I thought of writing this blog after seeing a lot of buzz in the media such as "Federal Reserve is Printing Money" and right after that Media will show the printing press in US that is printing US Dollar bills.

It surprises me how simple it is to confuse Money vs Currency. Money is completely unreal, no one can touch it and yet in day to day life, we confuse it with currency. Money is not currency. Money is this imaginary, unreal concept that only helps us determine economic value of an asset such as the output of the country aka GDP, or economic value of labor force in the country.
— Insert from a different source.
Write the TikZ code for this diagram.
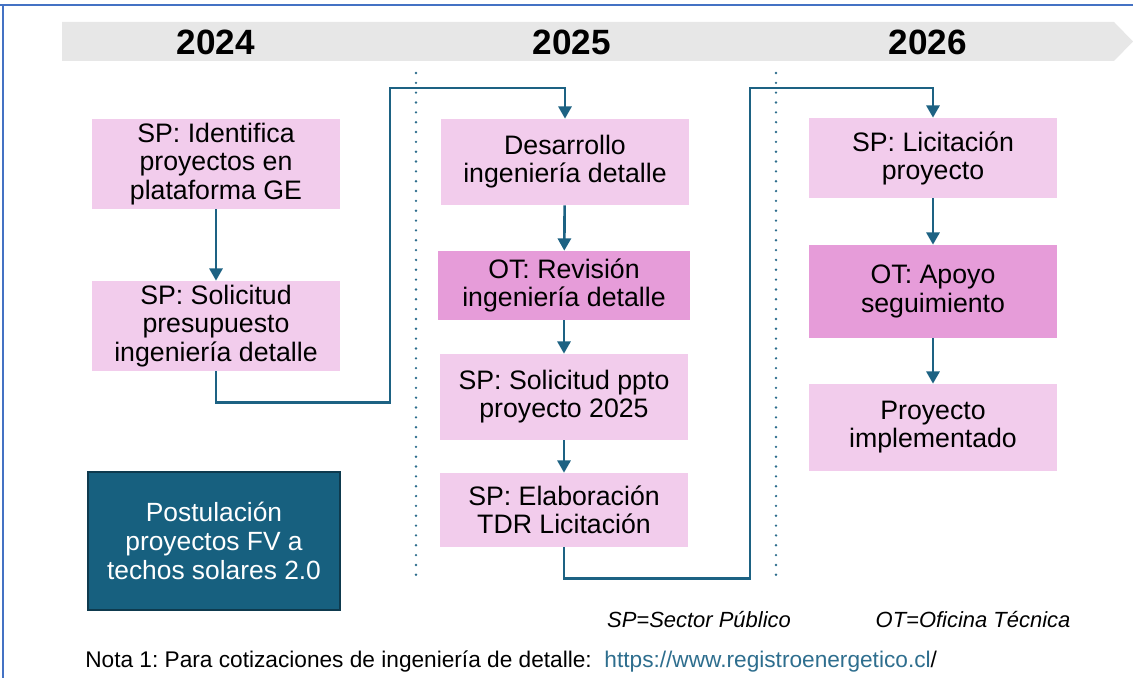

These unreal, imaginary things are difficult to grasp at first when you hear about it but then a while later they start making perfect sense. For example, all the English alphabets are unreal, imaginary but when they are attached to something such as "Apple", "Boy", or "Charlie" and so on, these imaginary alphabets start making sense.

So, back to Money vs Currency - Money is unreal but when you assign a currency such as US Dollar to the United Stated GDP, it becomes real. Money can't be held in hands while currency can. One can't hold 10 Money in the pocket but one can hold 10 dollars or 10 Pounds in the pocket.

1 comment:

  1. This is interesting. If there were no technology available with which to produce coin to use as money, individual transactors would be required to barter -- possibly trading chickens for grain. A barter economy exposes the transactors to potentially significant search, bargaining, and transaction costs -- especially if chickens are used as money. As the economy naturally seeks equilibrium, a more efficient medium of exchange will be found -- something that is easier to carry around than a bunch of chickens. In a mature economy this produces coinage, cash, and fiat money which in turn leads to issues of Means of Payment & Means of Settlement -- to which you are the expert. I would love to hear more about that.